From the point of view of individualism it is obvious that the law must set no limitations to woman’s practice of a vocation, unless evident hygienic dangers menace either her or the coming generation. Women must, for their own sake as well as for that of society, have free choice of work, for life and nature possess innumerable unforeseen possibilities. Nevertheless, it does happen that a woman who gives superior children to humanity may, nevertheless, feel herself incapable of educating them; likewise it sometimes happens that a husband and wife who have exceptional children, cannot endure to live together. In neither case has law or custom a right to force upon a mother or a father a yoke that is intolerable or to demand of a mother or a father unreasonable sacrifices.

But the right to limit the choice of work, the law does not possess; nature assumes that right herself: first of all from the axiom that no one can be in two places at the same time, and in the second place because no one can respond simultaneously and with full energy to two different spiritual activities. One cannot, for example, count even to one hundred and at a certain number give a simple grasp of the hand without suspending the counting momentarily. Although no one has ever been denied the privilege of solving a mathematical problem and of following carefully at the same time a piece of music, yet it is certain that the effectiveness of both intellectual activities would be thereby diminished. These extremely simple observations can be continued until the most complex are reached. If the observation be directed to the sphere of domestic life, every wife and mother who is willing to institute impartial observations of self, will affirm the difficulty of working with a divided mind.
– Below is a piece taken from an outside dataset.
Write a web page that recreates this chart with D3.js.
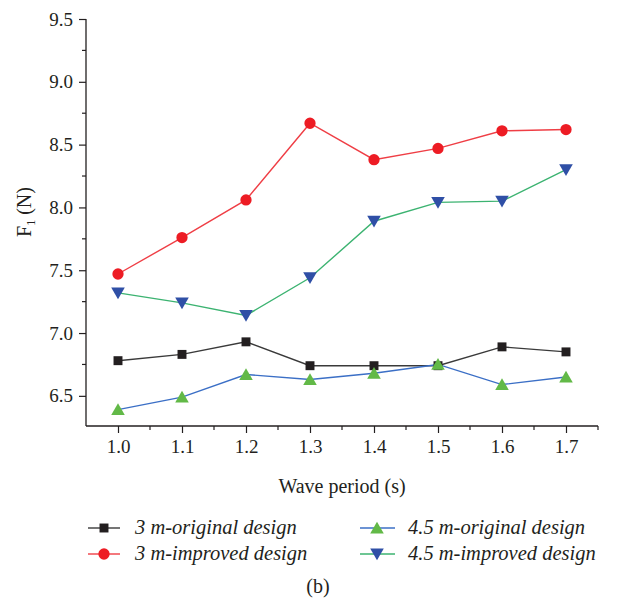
<!DOCTYPE html>
<html>
<head>
<meta charset="utf-8">
<script src="https://cdn.jsdelivr.net/npm/d3@7/dist/d3.min.js"></script>
<style>
  html, body { margin: 0; padding: 0; background: #fff; }
  svg { display: block; }
  text { font-family: "Liberation Serif", "DejaVu Serif", serif; fill: #231f20; }
</style>
</head>
<body>
<script>
// Wave periods (s)
const periods = [1.0, 1.1, 1.2, 1.3, 1.4, 1.5, 1.6, 1.7];

// Force F1 (N) for each design
const orig3 = [6.78, 6.83, 6.93, 6.74, 6.74, 6.74, 6.89, 6.85];
const impr3 = [7.47, 7.76, 8.06, 8.67, 8.38, 8.47, 8.61, 8.62];
const orig45 = [6.39, 6.49, 6.67, 6.63, 6.68, 6.75, 6.59, 6.65];
const impr45 = [7.32, 7.24, 7.14, 7.44, 7.89, 8.04, 8.05, 8.30];

const seriesNames = ["3 m-original design", "3 m-improved design", "4.5 m-original design", "4.5 m-improved design"];

const xTicks = [1.0, 1.1, 1.2, 1.3, 1.4, 1.5, 1.6, 1.7];
const yTicks = [6.5, 7.0, 7.5, 8.0, 8.5, 9.0, 9.5];

const W = 638, H = 607;
const svg = d3.select("body").append("svg").attr("width", W).attr("height", H);

const x = d3.scaleLinear().domain([0.95, 1.75]).range([86, 598]);
const y = d3.scaleLinear().domain([6.26, 9.5]).range([426, 19]);

const series = [
  { name: seriesNames[0], values: orig3,  line: "#3a3a3a", fill: "#231f20", sym: d3.symbolSquare,   size: 80, rot: 0 },
  { name: seriesNames[1], values: impr3,  line: "#ef3e45", fill: "#ed1c24", sym: d3.symbolCircle,   size: 100, rot: 0 },
  { name: seriesNames[2], values: orig45, line: "#3b6fc6", fill: "#62b947", sym: d3.symbolTriangle, size: 80, rot: 0 },
  { name: seriesNames[3], values: impr45, line: "#3cb371", fill: "#2f4fa6", sym: d3.symbolTriangle, size: 80, rot: 180 }
];

// Axes
const axisColor = "#231f20";
const xAxis = d3.axisBottom(x).tickValues(xTicks).tickFormat(d3.format(".1f")).tickSize(7).tickPadding(7);
const gx = svg.append("g").attr("transform", "translate(0,426)").call(xAxis);
const yAxis = d3.axisLeft(y).tickValues(yTicks).tickFormat(d3.format(".1f")).tickSize(7).tickPadding(6);
const gy = svg.append("g").attr("transform", "translate(86,0)").call(yAxis);

[gx, gy].forEach(g => {
  g.select(".domain").attr("stroke", axisColor).attr("stroke-width", 1.3);
  g.selectAll(".tick line").attr("stroke", axisColor).attr("stroke-width", 1.2);
  g.selectAll(".tick text").attr("font-size", 19).attr("font-family", "Liberation Serif").attr("fill", axisColor);
});
gx.select(".domain").attr("d", `M${x(0.95)},0H${x(1.75)}`);
gy.select(".domain").attr("d", `M0,${y(6.26)}V${y(9.5)}`);

// Minor ticks
const xMinor = [1.05, 1.15, 1.25, 1.35, 1.45, 1.55, 1.65, 1.75];
svg.append("g").selectAll("line").data(xMinor).join("line")
  .attr("x1", d => x(d)).attr("x2", d => x(d))
  .attr("y1", 426).attr("y2", 430)
  .attr("stroke", axisColor).attr("stroke-width", 1.2);
const yMinor = [6.75, 7.25, 7.75, 8.25, 8.75, 9.25];
svg.append("g").selectAll("line").data(yMinor).join("line")
  .attr("x1", 82).attr("x2", 86)
  .attr("y1", d => y(d)).attr("y2", d => y(d))
  .attr("stroke", axisColor).attr("stroke-width", 1.2);

// Axis titles
svg.append("text").attr("x", 342).attr("y", 493).attr("text-anchor", "middle")
  .attr("font-size", 20).text("Wave period (s)");
const yl = svg.append("text").attr("transform", "translate(31,212) rotate(-90)")
  .attr("text-anchor", "middle").attr("font-size", 20);
yl.append("tspan").text("F");
yl.append("tspan").attr("font-size", 12).attr("dy", 4).text("1");
yl.append("tspan").attr("dy", -4).text(" (N)");

// Lines and markers
const line = d3.line().x((d, i) => x(periods[i])).y(d => y(d));
series.forEach(s => {
  svg.append("path").datum(s.values).attr("d", line)
    .attr("fill", "none").attr("stroke", s.line).attr("stroke-width", 1.4);
});
series.forEach(s => {
  svg.append("g").selectAll("path").data(s.values).join("path")
    .attr("d", d3.symbol().type(s.sym).size(s.size))
    .attr("transform", (d, i) => `translate(${x(periods[i])},${y(d) + (s.sym === d3.symbolTriangle ? (s.rot ? -1.5 : 1.5) : 0)}) rotate(${s.rot})`)
    .attr("fill", s.fill);
});

// Legend
const legendPos = [
  { lx: 88, ly: 528 }, { lx: 88, ly: 554 }, { lx: 360, ly: 528 }, { lx: 360, ly: 554 }
];
series.forEach((s, i) => {
  const p = legendPos[i];
  const lineEnd = i < 2 ? 120 : 395;
  const mx = i < 2 ? 104 : 377;
  const g = svg.append("g");
  g.append("line").attr("x1", p.lx).attr("x2", lineEnd).attr("y1", p.ly).attr("y2", p.ly)
    .attr("stroke", s.line).attr("stroke-width", 1.4);
  g.append("path").attr("d", d3.symbol().type(s.sym).size(s.size))
    .attr("transform", `translate(${mx},${p.ly + (s.sym === d3.symbolTriangle ? (s.rot ? -1.5 : 1.5) : 0)}) rotate(${s.rot})`)
    .attr("fill", s.fill);
  g.append("text").attr("x", i < 2 ? 135 : 408).attr("y", p.ly + 6)
    .attr("font-size", 20.5).attr("font-style", "italic").text(s.name);
});

svg.append("text").attr("x", 318).attr("y", 593).attr("text-anchor", "middle")
  .attr("font-size", 20).text("(b)");
</script>
</body>
</html>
If a mother carries on her work at home and must put it away in order to be beside the sick-bed of her child, or to make those arrangements which assure domestic comfort, or to help her husband, then she feels that her book or her picture suffers, that the activity which binds her more intimately to the home relaxes for a time the intimacy of her connection with her work. One can by day carry on a dull industrial task, and by night produce an achievement of the soul; but one cannot let one’s soul radiate in one direction without impairing its energy in another. A work needs exclusive devotion. And this is, viewed externally, difficult to attain in joint action; viewed from within, it requires a renunciation that in the case of a loving soul evokes a continual inner struggle. For that reason, also, literature with woman as its subject has for some decades been filled with the great conflict of modern woman’s life: the conflict between vocation and parents, between vocation and husband, between vocation and child. Certainly the family has often been a torture chamber for individuality, as a consequence of laws and customs, which the future will regard as we now do the rack and the thumbscrew. But nature is more severe than law and custom when she confronts us with a choice which, however it may turn out, tears a piece from our heart.

And now neither custom nor man demands of woman the “sacrifice of the personality.” This sacrifice is required only by the law of limitations which rules over us all.